House music always takes the prime real estate at a rave, and its adherents are usually the most eclectic mix of people. House is to dance music what Coca-Cola is to soda--the foundation for many of the offshoots that now define the boundaries of dance music.

Characterized by a steady, thumping beat provided by a kick drum, house started in the early '80s when club DJs--primarily in Chicago--were looking for a new, harder-edged sound after the disco trend wore out.

House wasn't just a revolution in sound. It was also a cultural reaction to the glitzy, mainstream sensibilities of disco. The music aimed for a more underground, rebellious feel than that found in your typical "Saturday Night Fever" disco.

Today's house stars include Daft Punk, Basement Jaxx and Armand Van Helden. Both Fatboy Slim's and the Chemical Brothers' most recent albums are considered throwbacks to classic house music.

Though house originated in dance clubs, it found a permanent home in the rave scene a decade ago in England, where it still thrives. The music has begotten a series of subgenres, such as acid house (recognizable by its high-pitched squeals or flatulent bass lines) and deep house (influenced by Latin and American jazz).

It also caught the ear of some of pop's most stylish figures, including Madonna, whose 1990 single "Vogue" is a classic example of house. Her latest dance hit, "Music," is influenced by the sound of French house iconic duo Daft Punk.

Expect a great deal of funkin' and groovin' in the house room. Its disco roots always provide a sexy time out dancing.

Preparation: Daft Punk's "Homework" (Virgin), Dimitri From Paris' compilation "A Night at the Playboy Mansion" (Astralwerks).


It can be hard to distinguish house from techno. While house tends to use traditional instruments such as horns and strings, a techno fan might be able to find the funkiness in the sound of a computer printer.

The history of techno goes back to Kraftwerk, the German synthesizer band best known for its "Autobahn" and "Trans Europe Express" albums in the 1970s. But much of the credit for contemporary techno goes to Detroit record producers Juan Atkins, Kevin Saunderson and Derrick May. They added a strong dance orientation to basic techno in the early '80s, inspired by the industrial culture of their city. Quite simply, techno is the sound of technology.

Artists such as Jeff Mills, Richie Hawtin, Aphex Twins and Carl Craig have pushed techno further with fearless experimentation. German producers helped inspire the techno-industrial crossover that led to bands such as Nitzer Ebb and even Nine Inch Nails.

Preparation: Derrick May's "Innovator" (Transmat), Richie Hawtin's "Decks, EFX & 909" (Nova Mute).


No other sound has developed as much since the birth of the rave, and no other genre entails as many idiosyncrasies among fans, from style of dress to slang. In North America, followers have attached themselves to the psyche of hip-hop. The mentality is dark, underground and outlaw.

Producer Goldie was perhaps the first to turn drum-and-bass (also known as jungle) from a homemade party sound rooted in the slums of London into an almost cerebral form of music.

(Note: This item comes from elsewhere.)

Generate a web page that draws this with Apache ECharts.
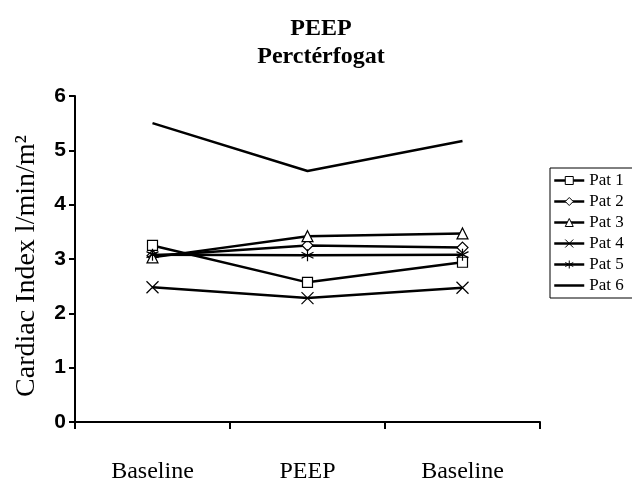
<!DOCTYPE html>
<html><head><meta charset="utf-8">
<script src="https://cdn.jsdelivr.net/npm/echarts@6/dist/echarts.min.js"></script>
<style>html,body{margin:0;padding:0;background:#fff}#c{width:632px;height:489px}</style>
</head><body><div id="c"></div>
<script>
const categories = ['Baseline', 'PEEP', 'Baseline '];
const seriesNames = ['Pat 1', 'Pat 2', 'Pat 3', 'Pat 4', 'Pat 5', 'Pat 6'];
const pat1 = [3.25, 2.57, 2.94];
const pat2 = [3.06, 3.25, 3.21];
const pat3 = [3.03, 3.42, 3.47];
const pat4 = [2.48, 2.28, 2.47];
const pat5 = [3.08, 3.07, 3.08];
const pat6 = [5.50, 4.62, 5.17];
const yTicks = [0, 1, 2, 3, 4, 5, 6];
const yTitle = 'Cardiac Index l/min/m²';
const titleLines = ['PEEP', 'Perctérfogat'];

const X_PATH = 'path://M0,0L10,10M10,0L0,10';
const AST_PATH = 'path://M5,0L5,10M0,2.5L10,7.5M0,7.5L10,2.5';
const symbols = ['rect', 'diamond', 'triangle', X_PATH, AST_PATH, 'circle'];
const sizes = [10, 11, 11, 12, 12, 0];
const data = [pat1, pat2, pat3, pat4, pat5, pat6];

const chart = echarts.init(document.getElementById('c'), null, {renderer: 'canvas'});
const serif = 'Liberation Serif';
chart.setOption({
  animation: false,
  backgroundColor: '#fff',
  title: {
    text: titleLines.join('\n'),
    left: 316, top: 10, textAlign: 'center',
    textStyle: {fontFamily: serif, fontWeight: 'bold', fontSize: 24, lineHeight: 28, color: '#000'}
  },
  legend: {
    orient: 'vertical', left: 550, top: 168,
    data: seriesNames.map((n, i) => i === 5 ? {name: n, itemStyle: {opacity: 0}} : n),
    itemWidth: 30, itemHeight: 10, itemGap: 4,
    padding: [4, 40, 4, 3],
    borderColor: '#000', borderWidth: 1,
    textStyle: {fontFamily: serif, fontSize: 17, color: '#000'},
    itemStyle: {color: '#fff', borderColor: '#000', borderWidth: 1},
    lineStyle: {color: '#000', width: 2.5}
  },
  grid: {left: 75, right: 92, top: 96, bottom: 67, containLabel: false},
  xAxis: {
    type: 'category', data: categories, boundaryGap: true,
    axisLine: {lineStyle: {color: '#000', width: 2}},
    axisTick: {show: true, length: 7, lineStyle: {color: '#000', width: 2}},
    axisLabel: {fontFamily: serif, fontSize: 24, color: '#000', margin: 38,
      formatter: v => v.trim()},
    splitLine: {show: false}
  },
  yAxis: {
    type: 'value', min: yTicks[0], max: yTicks[yTicks.length - 1], interval: 1,
    axisLine: {show: true, lineStyle: {color: '#000', width: 2}},
    axisTick: {show: true, length: 6, lineStyle: {color: '#000', width: 2}},
    axisLabel: {fontFamily: 'Liberation Sans', fontWeight: 'bold', fontSize: 21, color: '#000', margin: 9},
    splitLine: {show: false}
  },
  graphic: [{
    type: 'text', x: 27, y: 266, rotation: Math.PI / 2,
    style: {text: yTitle, fontFamily: serif, fontSize: 28, fill: '#000', align: 'center', verticalAlign: 'middle'}
  }],
  series: seriesNames.map((n, i) => ({
    name: n, type: 'line', data: data[i],
    symbol: symbols[i], symbolSize: sizes[i], showSymbol: i < 5,
    lineStyle: {color: '#000', width: 2.5},
    itemStyle: {color: '#fff', borderColor: '#000', borderWidth: 1.2},
    emphasis: {disabled: true},
    z: 2 + i
  }))
});
</script></body></html>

Today, artists such as Roni Size/Reprazent have fused elements of jazz, hip-hop and techno into a sophisticated style that suits both the dance floor and the bedroom. The essence of jungle lies in the bass sounds and the complexity of the beats. Think of hip-hop beats sped up several times, creating a sort of hyper-funk.

A jungle room is always the most physically active spot at a rave. You should feel the rumble of the bass in your stomach, so you can appreciate the style fully only when you hear it full blast. That's the only way to pick up on its subtleties. Or is it the lack of subtlety?